The sports bar and restaurant chain has signed a judgment agreeing to pay more than $6.8 million in back pay and damages for improperly taking tips from servers and violating federal minimum wage, overtime and record-keeping requirements, according to the United States Department of Labor.
"The egregious actions by Chickie's & Pete's harmed real people and violated the promise that a fair day's work deserves a fair day's pay," said U.S. Secretary of Labor Thomas E. Perez.
The settlement proposal comes after the labor department was tipped off in 2012 to the wrong-doings and investigators from the Wage and Hour Division's Philadelphia and Southern New Jersey offices conducted investigations at nine of the company's restaurants.
The investigation showed that the company required servers to give a portion of their tips to an improper "tip pool" and that owner Peter Chiarrocchi Jr. kept about 60-percent of that pool for himself.
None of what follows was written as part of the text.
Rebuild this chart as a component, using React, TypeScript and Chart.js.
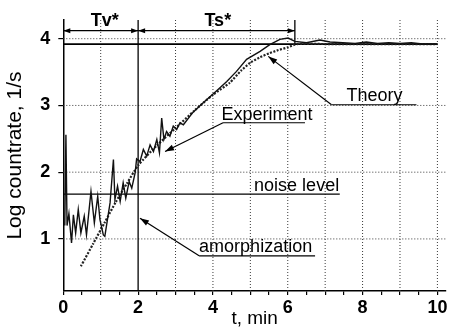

The amount was known in the sports chain as "Pete's Tax" and was paid by the manager in cash at the end of each shift, according to the Department of Labor.
The investigation also uncovered that servers and bartenders were paid a flat shift pay of $15, well below the required federal minimum wage.
In addition to the $6,842,412 settlement to be doled out between 1,159 employees, Chiarrocchi and the company will also pay a $50,000 civil penalty. Chiarrocchi will be required to write an article for a restaurant trade publication that addresses an employer's obligations under the Fair Labor Standards Act, according to the DOL.